The name, In God’s Body, he said, came from the Ghanaian Gye Name symbol, to “embrace God,” to “feel God inside of you.” The theme rose from a long string of conversations, often with women, about spirituality and the nature of the divine, dwelling on the idea of creation and birth, eventually settling on the idea that our time here, on this planet, was perhaps a metaphor “for living a life inside of God’s Body.”
“For me to understand spirituality,” he said, “I needed to come to my own sense of resolution so ultimately I could just feel a sense of peace. That’s all that we kind of long for in the end, a sense of peace.” As we approached the end of our conversation, I asked him if he’d reached that sense of inner peace. “Nah,” he said. “I’m still learning, I’m still growing, I’m still making mistakes.” I asked about his methods for maintaining that growth, and how he centred himself. “I watch reaction videos on YouTube. I play UFC, I go to live shows and embrace music, I talk to people, I eat nice food, I smoke, I live. I find it so difficult to place so much on escapism. I like to be present and I like to just appreciate what’s going on, and I think moments of clarity come when they’re supposed to. When you find those moments of peace it gives you the opportunity to kind of speak to yourself, recollect on what you did so far and move forward.”

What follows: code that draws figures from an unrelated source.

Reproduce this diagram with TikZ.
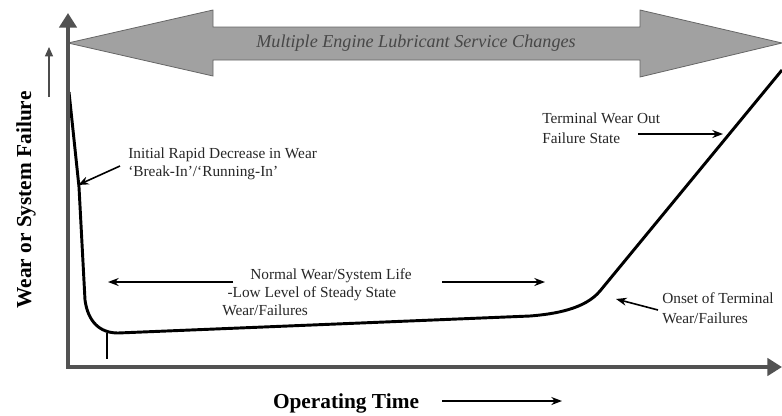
\documentclass[tikz,border=0pt]{standalone}
\usepackage{fontspec}
\setmainfont{Liberation Serif}
\usepackage{tikz}
\usetikzlibrary{arrows.meta}
\tikzstyle{axisline} = [line width=3.5pt, draw=black!68, -{Triangle[width=13pt,length=11pt]}]
\tikzstyle{arrow} = [line width=1.2pt, -{Stealth[length=8pt,width=6pt]}]
\tikzstyle{note} = [inner sep=0pt, text=black!85, font=\fontsize{11.5}{13.5}\selectfont, align=left]
\tikzstyle{axislabel} = [inner sep=0pt, font=\bfseries\fontsize{16}{18}\selectfont]
\tikzstyle{wearline} = [line width=2.2pt, line join=round]

\begin{document}
\begin{tikzpicture}[x=0.75pt,y=-0.75pt]
		\useasboundingbox (0,0) rectangle (782,415);
		% oil change arrow across the top
		\draw [fill=black!37, draw=black!60, line width=0.6pt] (68,43) -- (213,10) -- (213,27) -- (640,27) -- (640,10) -- (782,43) -- (640,77) -- (640,60) -- (213,60) -- (213,76) -- cycle;
		\node (service) [inner sep=0pt, text=black!72, font=\itshape\fontsize{13.6}{15}\selectfont] at (416,43) {Multiple Engine Lubricant Service Changes};
		% wear curve
		\draw [wearline] (69,92) -- (79,187) -- (85,300) .. controls (88,322) and (100,333) .. (118,333) -- (530,316) .. controls (555,314) and (585,309) .. (600,291) -- (782,70);
		\coordinate (low) at (107,333);
		\coordinate (lowfoot) at (107,359);
		\draw [line width=0.9pt] (low) -- (lowfoot);
		% axes
		\coordinate (o) at (68,367);
		\coordinate (ytop) at (68,13);
		\coordinate (xleft) at (66.3,367);
		\coordinate (xend) at (782,367);
		\draw [axisline] (o) -- (ytop);
		\draw [axisline] (xleft) -- (xend);
		\node (ylabel) [axislabel, rotate=90] at (26,200) {Wear or System Failure};
		\coordinate (yup1) at (49,97);
		\coordinate (yup2) at (49,47);
		\draw [arrow, draw=black!70, line width=1pt, -{Triangle[length=7pt,width=6pt]}] (yup1) -- (yup2);
		\node (xlabel) [axislabel] at (346,403) {Operating Time};
		\coordinate (xr1) at (442,401);
		\coordinate (xr2) at (562,401);
		\draw [arrow] (xr1) -- (xr2);
		% notes
		\node (breakin) [note, anchor=west] at (128,164) {Initial Rapid Decrease in Wear\\`Break-In'/`Running-In'};
		\coordinate (breakpt) at (78,185);
		\draw [arrow] ([xshift=-6pt,yshift=-1.5pt]breakin.west) -- (breakpt);
		\node (normal) [note, anchor=west] at (222,292) {\hspace*{21pt}Normal Wear/System Life\\\hspace*{4pt}-Low Level of Steady State\\Wear/Failures};
		\coordinate (nl1) at (233,282);
		\coordinate (nl2) at (108,282);
		\coordinate (nr1) at (442,282);
		\coordinate (nr2) at (545,282);
		\draw [arrow] (nl1) -- (nl2);
		\draw [arrow] (nr1) -- (nr2);
		\node (terminal) [note, anchor=west, font=\fontsize{11.5}{15}\selectfont] at (542,128) {Terminal Wear Out\\Failure State};
		\coordinate (tr1) at (638,134);
		\coordinate (tr2) at (723,134);
		\draw [arrow] (tr1) -- (tr2);
		\node (onset) [note, anchor=west, font=\fontsize{11.5}{15}\selectfont] at (662,308) {Onset of Terminal\\Wear/Failures};
		\coordinate (onpt) at (616,299);
		\draw [arrow] ([xshift=-3pt,yshift=-1.5pt]onset.west) -- (onpt);
\end{tikzpicture}
\end{document}
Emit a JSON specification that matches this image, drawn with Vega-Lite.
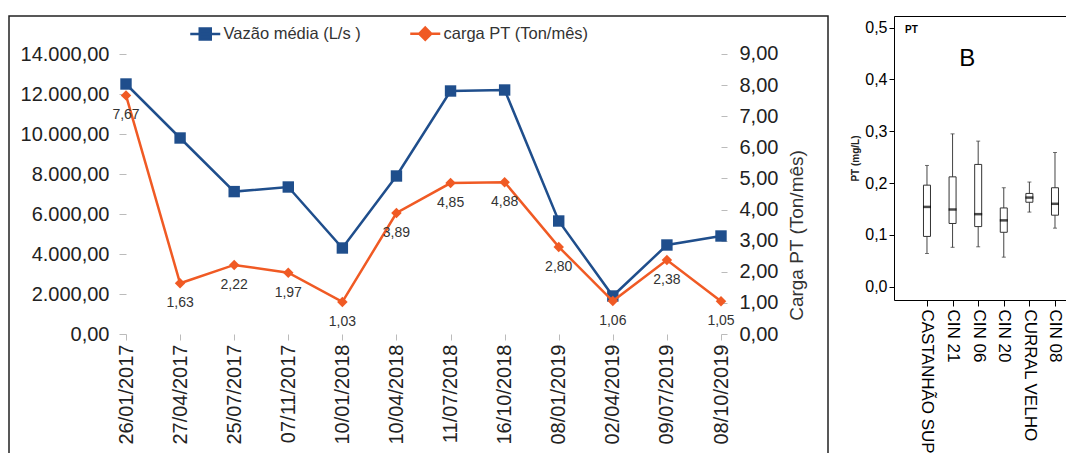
{
  "$schema": "https://vega.github.io/schema/vega-lite/v6.json",
  "padding": {"left": 8, "top": 15, "right": 0, "bottom": 0},
  "config": {
    "locale": {"number": {"decimal": ",", "thousands": ".", "grouping": [3], "currency": ["R$", ""]}},
    "font": "Liberation Sans",
    "axis": {"grid": false},
    "view": {"stroke": "#000"}
  },
  "datasets": {
    "serie": [
      {"data": "26/01/2017", "serie": "Vazão média (L/s )", "valor": 12500},
      {"data": "27/04/2017", "serie": "Vazão média (L/s )", "valor": 9800},
      {"data": "25/07/2017", "serie": "Vazão média (L/s )", "valor": 7120},
      {"data": "07/11/2017", "serie": "Vazão média (L/s )", "valor": 7350},
      {"data": "10/01/2018", "serie": "Vazão média (L/s )", "valor": 4300},
      {"data": "10/04/2018", "serie": "Vazão média (L/s )", "valor": 7900},
      {"data": "11/07/2018", "serie": "Vazão média (L/s )", "valor": 12150},
      {"data": "16/10/2018", "serie": "Vazão média (L/s )", "valor": 12200},
      {"data": "08/01/2019", "serie": "Vazão média (L/s )", "valor": 5650},
      {"data": "02/04/2019", "serie": "Vazão média (L/s )", "valor": 1900},
      {"data": "09/07/2019", "serie": "Vazão média (L/s )", "valor": 4450},
      {"data": "08/10/2019", "serie": "Vazão média (L/s )", "valor": 4900},
      {"data": "26/01/2017", "serie": "carga PT (Ton/mês)", "valor": 7.67},
      {"data": "27/04/2017", "serie": "carga PT (Ton/mês)", "valor": 1.63},
      {"data": "25/07/2017", "serie": "carga PT (Ton/mês)", "valor": 2.22},
      {"data": "07/11/2017", "serie": "carga PT (Ton/mês)", "valor": 1.97},
      {"data": "10/01/2018", "serie": "carga PT (Ton/mês)", "valor": 1.03},
      {"data": "10/04/2018", "serie": "carga PT (Ton/mês)", "valor": 3.89},
      {"data": "11/07/2018", "serie": "carga PT (Ton/mês)", "valor": 4.85},
      {"data": "16/10/2018", "serie": "carga PT (Ton/mês)", "valor": 4.88},
      {"data": "08/01/2019", "serie": "carga PT (Ton/mês)", "valor": 2.80},
      {"data": "02/04/2019", "serie": "carga PT (Ton/mês)", "valor": 1.06},
      {"data": "09/07/2019", "serie": "carga PT (Ton/mês)", "valor": 2.38},
      {"data": "08/10/2019", "serie": "carga PT (Ton/mês)", "valor": 1.05}
    ],
    "caixas": [
      {"ponto": "CASTANHÃO SUP", "min": 0.064, "q1": 0.097, "mediana": 0.154, "q3": 0.196, "max": 0.234},
      {"ponto": "CIN 21", "min": 0.076, "q1": 0.122, "mediana": 0.149, "q3": 0.212, "max": 0.295},
      {"ponto": "CIN 06", "min": 0.077, "q1": 0.116, "mediana": 0.140, "q3": 0.236, "max": 0.281},
      {"ponto": "CIN 20", "min": 0.057, "q1": 0.105, "mediana": 0.128, "q3": 0.152, "max": 0.191},
      {"ponto": "CURRAL VELHO", "min": 0.144, "q1": 0.163, "mediana": 0.172, "q3": 0.180, "max": 0.202},
      {"ponto": "CIN 08", "min": 0.113, "q1": 0.138, "mediana": 0.160, "q3": 0.191, "max": 0.259}
    ]
  },
  "spacing": 21,
  "hconcat": [
    {
      "width": 819,
      "height": 438,
      "data": {"name": "serie"},
      "view": {"stroke": "#222", "strokeWidth": 1.5},
      "encoding": {
        "x": {
          "field": "data", "type": "ordinal",
          "scale": {"type": "point", "domain": ["26/01/2017", "27/04/2017", "25/07/2017", "07/11/2017", "10/01/2018", "10/04/2018", "11/07/2018", "16/10/2018", "08/01/2019", "02/04/2019", "09/07/2019", "08/10/2019"], "padding": 0, "range": [117, 712]},
          "axis": {"title": null, "labelAngle": -90, "labelAlign": "right", "labelBaseline": "middle", "labelFontSize": 20, "labelColor": "#222", "tickColor": "#bbb", "tickSize": 6, "domain": false, "offset": -120, "labelPadding": 4}
        }
      },
      "layer": [
        {
          "encoding": {
            "y": {"field": "valor", "type": "quantitative", "scale": {"domain": [-6000, 15900], "nice": false, "zero": false},
              "axis": {"title": null, "values": [0, 2000, 4000, 6000, 8000, 10000, 12000, 14000], "format": ",.2f", "offset": -117, "domain": false, "tickColor": "#bbb", "tickSize": 7, "labelFontSize": 20, "labelColor": "#222", "labelPadding": 10}}
          },
          "layer": [
            {"data": {"values": [{}]}, "mark": {"type": "rule", "color": "#c4c4c4", "strokeWidth": 1.5}, "encoding": {"x": {"datum": "26/01/2017"}, "y": {"datum": 0}, "y2": {"datum": 14000}}},
            {"data": {"values": [{}]}, "mark": {"type": "rule", "color": "#c4c4c4", "strokeWidth": 1.5}, "encoding": {"x": {"datum": "08/10/2019"}, "y": {"datum": 0}, "y2": {"datum": 14000}}},
            {"data": {"values": [{}]}, "mark": {"type": "rule", "color": "#c4c4c4", "strokeWidth": 1.5}, "encoding": {"x": {"datum": "26/01/2017"}, "x2": {"datum": "08/10/2019"}, "y": {"datum": 0}}},
            {"data": {"values": [{}]}, "mark": {"type": "rule", "color": "#d4d4d4", "strokeWidth": 1.5}, "encoding": {"x": {"datum": "26/01/2017"}, "x2": {"datum": "08/10/2019"}, "y": {"datum": 14000}}},
            {
              "transform": [{"filter": "datum.serie === 'Vazão média (L/s )'"}],
              "mark": {"type": "line", "strokeWidth": 2.5},
              "encoding": {
                "color": {"field": "serie", "type": "nominal",
                  "scale": {"domain": ["Vazão média (L/s )", "carga PT (Ton/mês)"], "range": ["#1f4e8c", "#f05a24"]},
                  "legend": {"title": null, "orient": "none", "legendX": 188, "legendY": 9, "direction": "horizontal", "labelFontSize": 16.5, "labelColor": "#333", "symbolSize": 100, "symbolStrokeWidth": 2.5, "labelOffset": 10, "columnPadding": 44,
                    "encode": {"symbols": {"update": {
                      "shape": [{"test": "datum.value === 'Vazão média (L/s )'", "value": "M-3,0H3M-1.1,-1.1H1.1V1.1H-1.1Z"}, {"value": "M-3,0H3M0,-1.2L1.2,0L0,1.2L-1.2,0Z"}],
                      "fill": [{"test": "datum.value === 'Vazão média (L/s )'", "value": "#1f4e8c"}, {"value": "#f05a24"}]
                    }}}}
                }
              }
            },
            {
              "transform": [{"filter": "datum.serie === 'Vazão média (L/s )'"}],
              "mark": {"type": "point", "shape": "square", "filled": true, "size": 130, "color": "#1f4e8c", "opacity": 1}
            },
            {"data": {"values": [{}]}, "mark": {"type": "text", "text": "A", "fontSize": 26, "color": "#000", "dx": 37}, "encoding": {"x": {"datum": "08/01/2019"}, "y": {"datum": 12250}}}
          ]
        },
        {
          "transform": [{"filter": "datum.serie === 'carga PT (Ton/mês)'"}],
          "encoding": {
            "y": {"field": "valor", "type": "quantitative", "scale": {"domain": [-3.857, 10.2214], "nice": false, "zero": false},
              "axis": {"orient": "right", "title": "Carga PT (Ton/mês)", "titleAngle": -90, "titleBaseline": "top", "titleFontSize": 19, "titleFontWeight": "normal", "titleColor": "#333", "values": [0, 1, 2, 3, 4, 5, 6, 7, 8, 9], "format": ".2f", "offset": -107, "domain": false, "tickColor": "#bbb", "tickSize": 6, "labelFontSize": 20, "labelColor": "#222", "labelPadding": 12, "titlePadding": 10}}
          },
          "layer": [
            {
              "mark": {"type": "line", "strokeWidth": 2.5},
              "encoding": {"color": {"field": "serie", "type": "nominal"}}
            },
            {
              "mark": {"type": "point", "shape": "diamond", "filled": true, "size": 110, "color": "#f05a24", "opacity": 1}
            },
            {
              "mark": {"type": "text", "fontSize": 14, "color": "#333", "dy": 20},
              "encoding": {"text": {"field": "valor", "type": "quantitative", "format": ".2f"}}
            }
          ]
        }
      ],
      "resolve": {"scale": {"y": "independent"}}
    },
    {
      "width": 174,
      "height": 284,
      "data": {"name": "caixas"},
      "view": {"stroke": "#000", "strokeWidth": 1},
      "encoding": {
        "x": {
          "field": "ponto", "type": "ordinal",
          "scale": {"type": "point", "domain": ["CASTANHÃO SUP", "CIN 21", "CIN 06", "CIN 20", "CURRAL VELHO", "CIN 08"], "padding": 0.898, "align": 0.717},
          "axis": {"title": null, "labelAngle": 90, "labelAlign": "left", "labelBaseline": "middle", "labelFontSize": 17, "labelColor": "#000", "tickColor": "#000", "tickSize": 6, "domain": false, "labelPadding": 3}
        }
      },
      "layer": [
        {
          "mark": {"type": "rule", "color": "#444"},
          "encoding": {
            "y": {"field": "min", "type": "quantitative", "scale": {"domain": [-0.0257, 0.5225], "nice": false, "zero": false},
              "axis": {"title": "PT (mg/L)", "titleFontSize": 10, "titleFontWeight": "bold", "titleColor": "#222", "values": [0, 0.1, 0.2, 0.3, 0.4, 0.5], "format": ".1f", "labelFontSize": 16, "labelColor": "#000", "tickSize": 5, "tickColor": "#000", "domain": false, "labelPadding": 2, "titlePadding": 4}},
            "y2": {"field": "max"}
          }
        },
        {
          "mark": {"type": "bar", "width": 7, "fill": "#fff", "stroke": "#333", "strokeWidth": 1},
          "encoding": {"y": {"field": "q1", "type": "quantitative"}, "y2": {"field": "q3"}}
        },
        {
          "mark": {"type": "tick", "color": "#000", "thickness": 2.5, "size": 8},
          "encoding": {"y": {"field": "mediana", "type": "quantitative"}}
        },
        {
          "mark": {"type": "tick", "color": "#333", "thickness": 1, "size": 4},
          "encoding": {"y": {"field": "min", "type": "quantitative"}}
        },
        {
          "mark": {"type": "tick", "color": "#333", "thickness": 1, "size": 4},
          "encoding": {"y": {"field": "max", "type": "quantitative"}}
        },
        {"data": {"values": [{}]}, "mark": {"type": "text", "text": "PT", "fontSize": 10, "fontWeight": "bold", "color": "#000", "align": "left", "dx": -22}, "encoding": {"x": {"datum": "CASTANHÃO SUP"}, "y": {"datum": 0.496}}},
        {"data": {"values": [{}]}, "mark": {"type": "text", "text": "B", "fontSize": 24, "color": "#000", "dx": -11}, "encoding": {"x": {"datum": "CIN 06"}, "y": {"datum": 0.44}}}
      ]
    }
  ]
}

When he arrived at the Boiler Room offices later that evening, everything was in transition. Staff shuffled through the doors into the wet summer evening, and coming inside, from the street, was a queue jammed with people, young, fresh-faced adolescents who had arrived for the listening session. The lobby, a long but narrow space with grey carpet, a few desks and a pool table, quickly filled out. They stared at Kojey with admiration and awe, whenever he swept past, usually laughing and clutching a bottle of Hennessy in his hand. But he was no martyr, only a God, if we all were, only a King, if the rest of us were royalty too. As he bounced around the room, occasionally sipping from his bottle, he seemed grateful for their support but not beholden to their expectations. That night, it seemed, Kojey Radical was himself.